At this point you might want to ask yourself how you see your faith. Do you see it as just a set of rules and regulations? Do you see God as an avenger who is ready to pounce on sinners? It might help to see him as we address him: Our Father. The rules he gives us, he gives to guide us and help us avoid bad falls.
As to your specific question, the short answer to your question is a qualified yes, everyone is capable of perfect contrition. God calls all of us to be saints — “Be perfect, just as your heavenly Father is perfect” (Matthew 5:48) – and that means he will give us the grace we need to reach that goal. Part of being a saint means doing things for love of God. But we have to be open to this grace, because God won’t force himself on us.

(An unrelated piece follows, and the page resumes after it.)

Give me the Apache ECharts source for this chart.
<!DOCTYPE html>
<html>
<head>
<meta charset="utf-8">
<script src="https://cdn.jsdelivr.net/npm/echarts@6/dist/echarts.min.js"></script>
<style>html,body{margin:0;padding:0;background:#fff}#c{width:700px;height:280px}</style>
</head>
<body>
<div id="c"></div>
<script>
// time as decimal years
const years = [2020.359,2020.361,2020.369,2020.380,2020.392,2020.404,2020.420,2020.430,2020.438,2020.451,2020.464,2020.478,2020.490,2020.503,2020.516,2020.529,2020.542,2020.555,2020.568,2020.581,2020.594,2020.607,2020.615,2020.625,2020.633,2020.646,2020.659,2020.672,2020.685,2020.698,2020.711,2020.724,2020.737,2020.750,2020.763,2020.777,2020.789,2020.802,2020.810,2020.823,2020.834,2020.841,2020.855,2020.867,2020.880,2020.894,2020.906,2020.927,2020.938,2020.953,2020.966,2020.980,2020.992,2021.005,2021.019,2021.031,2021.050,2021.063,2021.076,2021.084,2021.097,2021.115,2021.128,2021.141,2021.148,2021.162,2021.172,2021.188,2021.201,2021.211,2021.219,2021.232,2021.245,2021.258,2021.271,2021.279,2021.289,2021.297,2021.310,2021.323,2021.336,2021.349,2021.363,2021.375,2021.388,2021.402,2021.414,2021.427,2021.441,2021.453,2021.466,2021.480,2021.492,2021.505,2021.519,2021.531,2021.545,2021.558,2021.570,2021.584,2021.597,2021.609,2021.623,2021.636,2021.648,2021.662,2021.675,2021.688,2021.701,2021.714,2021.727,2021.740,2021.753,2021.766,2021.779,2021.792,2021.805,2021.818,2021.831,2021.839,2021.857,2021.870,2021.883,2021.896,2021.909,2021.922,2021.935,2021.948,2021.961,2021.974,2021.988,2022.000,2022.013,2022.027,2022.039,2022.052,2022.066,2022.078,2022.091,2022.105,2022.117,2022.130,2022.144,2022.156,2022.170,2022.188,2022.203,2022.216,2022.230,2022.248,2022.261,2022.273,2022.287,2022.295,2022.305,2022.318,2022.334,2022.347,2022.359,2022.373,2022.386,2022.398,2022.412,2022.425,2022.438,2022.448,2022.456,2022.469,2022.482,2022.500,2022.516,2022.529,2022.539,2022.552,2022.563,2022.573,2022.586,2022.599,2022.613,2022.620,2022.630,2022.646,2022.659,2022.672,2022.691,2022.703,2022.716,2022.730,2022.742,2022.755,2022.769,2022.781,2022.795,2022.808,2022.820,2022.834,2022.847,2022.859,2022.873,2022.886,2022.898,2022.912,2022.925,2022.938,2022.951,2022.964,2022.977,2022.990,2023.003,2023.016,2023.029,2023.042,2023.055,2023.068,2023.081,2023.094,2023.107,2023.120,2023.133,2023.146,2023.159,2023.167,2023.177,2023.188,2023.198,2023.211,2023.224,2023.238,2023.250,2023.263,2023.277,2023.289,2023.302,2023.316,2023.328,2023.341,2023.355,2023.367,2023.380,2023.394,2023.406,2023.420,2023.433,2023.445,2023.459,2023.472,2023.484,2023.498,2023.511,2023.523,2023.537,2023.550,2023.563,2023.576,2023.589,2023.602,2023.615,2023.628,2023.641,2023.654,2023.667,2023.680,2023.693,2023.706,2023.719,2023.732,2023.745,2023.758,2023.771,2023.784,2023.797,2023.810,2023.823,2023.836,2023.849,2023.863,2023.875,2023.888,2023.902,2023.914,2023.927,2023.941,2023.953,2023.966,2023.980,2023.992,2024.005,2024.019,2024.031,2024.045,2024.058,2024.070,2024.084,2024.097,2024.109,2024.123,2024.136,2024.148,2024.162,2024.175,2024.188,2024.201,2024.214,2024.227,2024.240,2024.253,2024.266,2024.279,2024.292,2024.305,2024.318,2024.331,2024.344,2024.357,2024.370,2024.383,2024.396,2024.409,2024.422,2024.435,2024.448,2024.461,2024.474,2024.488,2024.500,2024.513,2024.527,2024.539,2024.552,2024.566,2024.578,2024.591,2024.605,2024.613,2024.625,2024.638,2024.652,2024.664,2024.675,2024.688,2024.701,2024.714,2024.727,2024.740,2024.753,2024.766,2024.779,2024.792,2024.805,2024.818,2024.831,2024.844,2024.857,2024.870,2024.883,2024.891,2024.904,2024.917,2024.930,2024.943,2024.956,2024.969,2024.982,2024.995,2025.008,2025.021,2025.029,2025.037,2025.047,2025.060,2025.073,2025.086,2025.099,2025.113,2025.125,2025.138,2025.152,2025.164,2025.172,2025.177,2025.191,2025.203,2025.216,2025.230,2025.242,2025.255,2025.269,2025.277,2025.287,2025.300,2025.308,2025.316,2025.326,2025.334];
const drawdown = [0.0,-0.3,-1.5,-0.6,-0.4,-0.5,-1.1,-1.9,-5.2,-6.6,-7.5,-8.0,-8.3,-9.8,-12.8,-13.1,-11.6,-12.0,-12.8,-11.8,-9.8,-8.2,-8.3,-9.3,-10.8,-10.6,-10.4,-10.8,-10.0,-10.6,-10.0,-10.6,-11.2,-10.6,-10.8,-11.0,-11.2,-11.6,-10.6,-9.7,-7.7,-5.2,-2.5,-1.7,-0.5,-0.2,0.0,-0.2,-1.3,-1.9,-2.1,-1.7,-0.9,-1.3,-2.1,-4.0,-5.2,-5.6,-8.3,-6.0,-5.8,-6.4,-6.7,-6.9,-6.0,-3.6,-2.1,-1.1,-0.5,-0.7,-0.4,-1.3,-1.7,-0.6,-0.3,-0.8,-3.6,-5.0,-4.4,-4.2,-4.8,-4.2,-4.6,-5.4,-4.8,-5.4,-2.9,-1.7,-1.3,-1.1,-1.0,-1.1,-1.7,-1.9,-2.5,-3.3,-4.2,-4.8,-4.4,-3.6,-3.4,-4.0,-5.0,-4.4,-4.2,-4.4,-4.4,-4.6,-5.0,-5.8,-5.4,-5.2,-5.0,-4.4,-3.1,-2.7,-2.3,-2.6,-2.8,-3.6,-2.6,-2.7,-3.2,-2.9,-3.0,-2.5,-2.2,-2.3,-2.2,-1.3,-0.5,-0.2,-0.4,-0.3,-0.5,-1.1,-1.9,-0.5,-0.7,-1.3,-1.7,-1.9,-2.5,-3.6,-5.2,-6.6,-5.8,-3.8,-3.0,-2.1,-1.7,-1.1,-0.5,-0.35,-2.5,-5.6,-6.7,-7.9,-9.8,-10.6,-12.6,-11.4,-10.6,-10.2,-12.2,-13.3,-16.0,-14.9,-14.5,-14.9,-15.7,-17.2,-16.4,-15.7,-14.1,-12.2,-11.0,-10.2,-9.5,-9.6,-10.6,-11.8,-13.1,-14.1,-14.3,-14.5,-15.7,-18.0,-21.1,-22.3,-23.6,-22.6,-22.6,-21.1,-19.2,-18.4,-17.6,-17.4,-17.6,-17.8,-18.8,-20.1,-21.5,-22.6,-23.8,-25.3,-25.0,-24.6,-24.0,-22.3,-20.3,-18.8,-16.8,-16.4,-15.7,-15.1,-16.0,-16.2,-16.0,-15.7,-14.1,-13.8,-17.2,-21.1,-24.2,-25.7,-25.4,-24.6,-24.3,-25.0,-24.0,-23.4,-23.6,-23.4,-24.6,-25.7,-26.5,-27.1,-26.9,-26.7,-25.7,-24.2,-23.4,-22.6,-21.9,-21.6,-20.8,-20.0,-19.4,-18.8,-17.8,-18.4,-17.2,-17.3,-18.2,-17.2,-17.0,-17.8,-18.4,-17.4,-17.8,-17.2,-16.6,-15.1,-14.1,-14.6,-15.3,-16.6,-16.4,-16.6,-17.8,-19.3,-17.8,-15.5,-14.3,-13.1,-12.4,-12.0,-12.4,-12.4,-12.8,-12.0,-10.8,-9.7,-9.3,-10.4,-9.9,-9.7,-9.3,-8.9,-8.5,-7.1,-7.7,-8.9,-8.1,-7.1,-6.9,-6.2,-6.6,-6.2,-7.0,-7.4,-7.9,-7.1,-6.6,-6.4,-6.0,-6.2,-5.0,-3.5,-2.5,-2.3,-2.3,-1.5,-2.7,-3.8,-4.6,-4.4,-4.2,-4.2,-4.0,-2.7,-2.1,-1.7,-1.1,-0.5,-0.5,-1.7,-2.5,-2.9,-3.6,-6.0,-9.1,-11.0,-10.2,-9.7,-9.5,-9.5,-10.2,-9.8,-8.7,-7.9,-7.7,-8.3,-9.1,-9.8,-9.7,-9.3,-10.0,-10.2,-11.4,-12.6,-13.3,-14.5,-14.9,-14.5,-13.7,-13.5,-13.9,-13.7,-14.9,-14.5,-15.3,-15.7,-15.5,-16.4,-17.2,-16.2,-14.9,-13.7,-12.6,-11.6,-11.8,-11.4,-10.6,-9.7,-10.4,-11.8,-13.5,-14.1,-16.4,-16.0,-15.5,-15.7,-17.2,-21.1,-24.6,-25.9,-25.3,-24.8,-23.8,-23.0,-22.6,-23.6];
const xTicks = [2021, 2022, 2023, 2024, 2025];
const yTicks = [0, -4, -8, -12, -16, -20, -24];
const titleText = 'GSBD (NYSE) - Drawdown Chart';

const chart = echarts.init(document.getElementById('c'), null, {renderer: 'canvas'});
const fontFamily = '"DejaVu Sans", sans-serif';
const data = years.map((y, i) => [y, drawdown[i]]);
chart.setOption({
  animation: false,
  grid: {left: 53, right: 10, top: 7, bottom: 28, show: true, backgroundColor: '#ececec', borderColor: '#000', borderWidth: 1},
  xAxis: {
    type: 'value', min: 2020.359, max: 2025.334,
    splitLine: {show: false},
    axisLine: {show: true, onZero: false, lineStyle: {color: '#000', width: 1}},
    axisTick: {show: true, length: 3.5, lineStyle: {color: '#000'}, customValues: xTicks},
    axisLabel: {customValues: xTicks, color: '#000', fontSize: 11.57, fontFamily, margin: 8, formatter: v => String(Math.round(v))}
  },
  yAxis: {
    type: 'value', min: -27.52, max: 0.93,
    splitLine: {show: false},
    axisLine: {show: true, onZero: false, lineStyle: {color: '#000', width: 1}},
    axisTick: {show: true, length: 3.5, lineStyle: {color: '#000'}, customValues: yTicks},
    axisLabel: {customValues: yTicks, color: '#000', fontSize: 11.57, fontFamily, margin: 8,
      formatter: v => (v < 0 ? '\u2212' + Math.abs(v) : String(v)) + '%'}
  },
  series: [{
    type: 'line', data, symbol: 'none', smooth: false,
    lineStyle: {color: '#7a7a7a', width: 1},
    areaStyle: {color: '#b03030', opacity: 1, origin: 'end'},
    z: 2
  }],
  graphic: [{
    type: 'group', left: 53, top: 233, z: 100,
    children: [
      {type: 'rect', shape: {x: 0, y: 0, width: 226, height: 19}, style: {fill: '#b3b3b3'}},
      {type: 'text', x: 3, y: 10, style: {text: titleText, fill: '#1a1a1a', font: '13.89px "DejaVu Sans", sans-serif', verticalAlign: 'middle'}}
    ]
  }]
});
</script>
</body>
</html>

Now, contrition is a necessary part of the sacrament of confession. Contrition is “sorrow of the soul and detestation for the sin committed, together with the resolution not to sin again” (Catechism, 145). Perfect contrition “arises from a love by which God is loved above all else” (Catechism, 1452).
If you feel as if you aren’t capable of perfect contrition, even imperfect contrition (or “attrition”) has its value. Such attrition, the Catechism says in No. 1453, “is also a gift of God, a prompting of the Holy Spirit. It is born of the consideration of sin’s ugliness or the fear of eternal damnation and the other penalties threatening the sinner (contrition of fear). Such a stirring of conscience can initiate an interior process which, under the prompting of grace, will be brought to completion by sacramental absolution.” In short, this means that even with imperfect contrition, we can be sure that we can be absolved of sins in the sacrament of confession.
Without knowing more about your personal situation, I wonder if perhaps you might have a problem with scrupulosity. Scrupulosity is oversensitivity to faults, especially grievous faults. A scrupulous person might think he is constantly in mortal sin, no matter what. Scrupulosity can stem from various causes. (For more on this topic, see this article.)
For now, you want to find a good confessor whom you can go to on a regular basis. He will be able to guide you. Count on his help … and my prayers.